▶ **What is being asked**: Copy nothing but the text: repeat each entry exactly and drop the images.

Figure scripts
⁂
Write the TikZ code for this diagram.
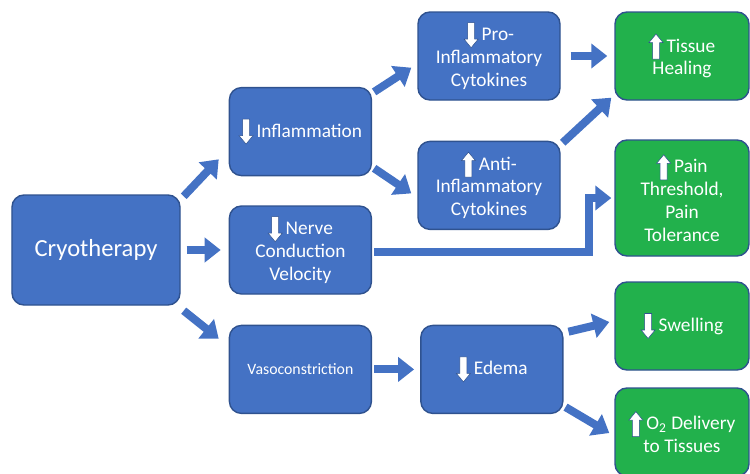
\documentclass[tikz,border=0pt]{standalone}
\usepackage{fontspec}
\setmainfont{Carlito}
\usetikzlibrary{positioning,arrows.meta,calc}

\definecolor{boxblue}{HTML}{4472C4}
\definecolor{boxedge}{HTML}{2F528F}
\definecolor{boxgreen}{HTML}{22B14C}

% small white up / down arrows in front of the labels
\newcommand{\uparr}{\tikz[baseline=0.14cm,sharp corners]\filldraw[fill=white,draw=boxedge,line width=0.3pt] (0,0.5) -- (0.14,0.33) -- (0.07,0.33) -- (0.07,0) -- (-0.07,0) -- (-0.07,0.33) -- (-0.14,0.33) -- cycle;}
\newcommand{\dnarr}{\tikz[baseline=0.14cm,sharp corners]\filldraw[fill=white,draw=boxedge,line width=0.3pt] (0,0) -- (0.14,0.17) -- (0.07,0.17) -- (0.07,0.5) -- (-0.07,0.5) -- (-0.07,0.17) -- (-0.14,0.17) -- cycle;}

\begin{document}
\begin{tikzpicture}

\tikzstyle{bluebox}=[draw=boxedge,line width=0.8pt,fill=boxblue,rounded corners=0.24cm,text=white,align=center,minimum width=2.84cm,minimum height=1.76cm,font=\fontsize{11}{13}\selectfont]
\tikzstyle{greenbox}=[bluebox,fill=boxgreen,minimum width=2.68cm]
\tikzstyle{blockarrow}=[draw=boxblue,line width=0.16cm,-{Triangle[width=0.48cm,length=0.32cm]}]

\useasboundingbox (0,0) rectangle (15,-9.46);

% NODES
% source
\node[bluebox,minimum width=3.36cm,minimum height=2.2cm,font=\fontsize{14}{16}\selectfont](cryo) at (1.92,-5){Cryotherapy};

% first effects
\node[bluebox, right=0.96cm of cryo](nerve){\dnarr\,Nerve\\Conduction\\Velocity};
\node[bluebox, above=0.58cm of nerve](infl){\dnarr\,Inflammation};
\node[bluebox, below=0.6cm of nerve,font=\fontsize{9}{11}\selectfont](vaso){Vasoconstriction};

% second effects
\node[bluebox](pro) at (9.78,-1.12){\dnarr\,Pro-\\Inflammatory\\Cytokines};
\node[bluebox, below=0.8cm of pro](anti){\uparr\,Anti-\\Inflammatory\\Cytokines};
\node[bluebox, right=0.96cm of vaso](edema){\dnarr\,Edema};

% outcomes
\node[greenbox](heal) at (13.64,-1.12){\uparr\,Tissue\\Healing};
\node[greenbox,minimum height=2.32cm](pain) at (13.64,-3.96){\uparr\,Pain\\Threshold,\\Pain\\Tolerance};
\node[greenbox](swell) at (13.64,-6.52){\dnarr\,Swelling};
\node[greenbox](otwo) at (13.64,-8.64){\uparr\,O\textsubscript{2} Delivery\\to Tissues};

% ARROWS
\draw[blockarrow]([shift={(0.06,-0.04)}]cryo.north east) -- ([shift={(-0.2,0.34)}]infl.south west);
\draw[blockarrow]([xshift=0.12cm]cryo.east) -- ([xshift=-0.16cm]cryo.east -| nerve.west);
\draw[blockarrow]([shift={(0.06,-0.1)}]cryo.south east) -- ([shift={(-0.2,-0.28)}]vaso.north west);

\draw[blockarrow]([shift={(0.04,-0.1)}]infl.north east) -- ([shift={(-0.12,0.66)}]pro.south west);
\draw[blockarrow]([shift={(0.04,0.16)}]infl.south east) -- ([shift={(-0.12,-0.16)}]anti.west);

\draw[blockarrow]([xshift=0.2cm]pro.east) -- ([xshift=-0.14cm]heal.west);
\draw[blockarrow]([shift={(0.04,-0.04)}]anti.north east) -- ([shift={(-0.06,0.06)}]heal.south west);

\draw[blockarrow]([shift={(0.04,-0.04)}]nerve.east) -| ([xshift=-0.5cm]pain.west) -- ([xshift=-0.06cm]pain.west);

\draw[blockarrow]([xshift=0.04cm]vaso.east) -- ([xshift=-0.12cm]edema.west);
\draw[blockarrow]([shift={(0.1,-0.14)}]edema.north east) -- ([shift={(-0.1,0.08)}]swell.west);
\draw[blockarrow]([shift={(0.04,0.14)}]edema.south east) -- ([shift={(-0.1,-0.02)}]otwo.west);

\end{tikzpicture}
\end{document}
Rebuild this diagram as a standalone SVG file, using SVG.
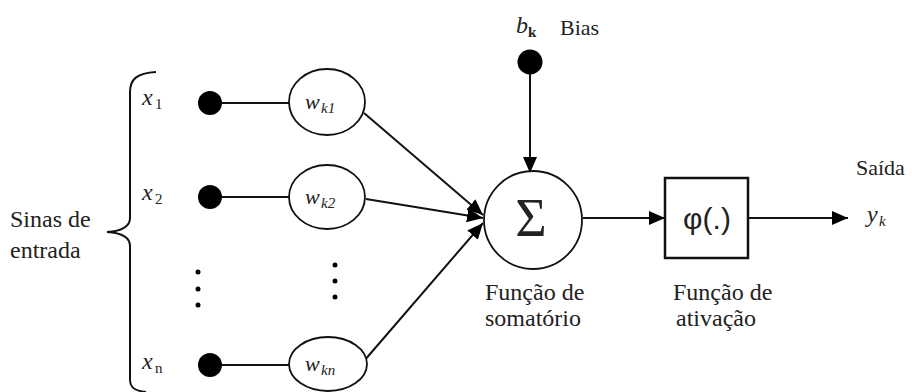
⁂
▶ **Result**:
Write the TikZ code for this diagram.
\documentclass[tikz,border=0pt]{standalone}
\usepackage{fontspec}
\setmainfont{Carlito}
\usetikzlibrary{positioning,arrows.meta,calc}

\definecolor{boxblue}{HTML}{4472C4}
\definecolor{boxedge}{HTML}{2F528F}
\definecolor{boxgreen}{HTML}{22B14C}

% small white up / down arrows in front of the labels
\newcommand{\uparr}{\tikz[baseline=0.14cm,sharp corners]\filldraw[fill=white,draw=boxedge,line width=0.3pt] (0,0.5) -- (0.14,0.33) -- (0.07,0.33) -- (0.07,0) -- (-0.07,0) -- (-0.07,0.33) -- (-0.14,0.33) -- cycle;}
\newcommand{\dnarr}{\tikz[baseline=0.14cm,sharp corners]\filldraw[fill=white,draw=boxedge,line width=0.3pt] (0,0) -- (0.14,0.17) -- (0.07,0.17) -- (0.07,0.5) -- (-0.07,0.5) -- (-0.07,0.17) -- (-0.14,0.17) -- cycle;}

\begin{document}
\begin{tikzpicture}

\tikzstyle{bluebox}=[draw=boxedge,line width=0.8pt,fill=boxblue,rounded corners=0.24cm,text=white,align=center,minimum width=2.84cm,minimum height=1.76cm,font=\fontsize{11}{13}\selectfont]
\tikzstyle{greenbox}=[bluebox,fill=boxgreen,minimum width=2.68cm]
\tikzstyle{blockarrow}=[draw=boxblue,line width=0.16cm,-{Triangle[width=0.48cm,length=0.32cm]}]

\useasboundingbox (0,0) rectangle (15,-9.46);

% NODES
% source
\node[bluebox,minimum width=3.36cm,minimum height=2.2cm,font=\fontsize{14}{16}\selectfont](cryo) at (1.92,-5){Cryotherapy};

% first effects
\node[bluebox, right=0.96cm of cryo](nerve){\dnarr\,Nerve\\Conduction\\Velocity};
\node[bluebox, above=0.58cm of nerve](infl){\dnarr\,Inflammation};
\node[bluebox, below=0.6cm of nerve,font=\fontsize{9}{11}\selectfont](vaso){Vasoconstriction};

% second effects
\node[bluebox](pro) at (9.78,-1.12){\dnarr\,Pro-\\Inflammatory\\Cytokines};
\node[bluebox, below=0.8cm of pro](anti){\uparr\,Anti-\\Inflammatory\\Cytokines};
\node[bluebox, right=0.96cm of vaso](edema){\dnarr\,Edema};

% outcomes
\node[greenbox](heal) at (13.64,-1.12){\uparr\,Tissue\\Healing};
\node[greenbox,minimum height=2.32cm](pain) at (13.64,-3.96){\uparr\,Pain\\Threshold,\\Pain\\Tolerance};
\node[greenbox](swell) at (13.64,-6.52){\dnarr\,Swelling};
\node[greenbox](otwo) at (13.64,-8.64){\uparr\,O\textsubscript{2} Delivery\\to Tissues};

% ARROWS
\draw[blockarrow]([shift={(0.06,-0.04)}]cryo.north east) -- ([shift={(-0.2,0.34)}]infl.south west);
\draw[blockarrow]([xshift=0.12cm]cryo.east) -- ([xshift=-0.16cm]cryo.east -| nerve.west);
\draw[blockarrow]([shift={(0.06,-0.1)}]cryo.south east) -- ([shift={(-0.2,-0.28)}]vaso.north west);

\draw[blockarrow]([shift={(0.04,-0.1)}]infl.north east) -- ([shift={(-0.12,0.66)}]pro.south west);
\draw[blockarrow]([shift={(0.04,0.16)}]infl.south east) -- ([shift={(-0.12,-0.16)}]anti.west);

\draw[blockarrow]([xshift=0.2cm]pro.east) -- ([xshift=-0.14cm]heal.west);
\draw[blockarrow]([shift={(0.04,-0.04)}]anti.north east) -- ([shift={(-0.06,0.06)}]heal.south west);

\draw[blockarrow]([shift={(0.04,-0.04)}]nerve.east) -| ([xshift=-0.5cm]pain.west) -- ([xshift=-0.06cm]pain.west);

\draw[blockarrow]([xshift=0.04cm]vaso.east) -- ([xshift=-0.12cm]edema.west);
\draw[blockarrow]([shift={(0.1,-0.14)}]edema.north east) -- ([shift={(-0.1,0.08)}]swell.west);
\draw[blockarrow]([shift={(0.04,0.14)}]edema.south east) -- ([shift={(-0.1,-0.02)}]otwo.west);

\end{tikzpicture}
\end{document}
Rebuild this diagram as a standalone SVG file, using SVG.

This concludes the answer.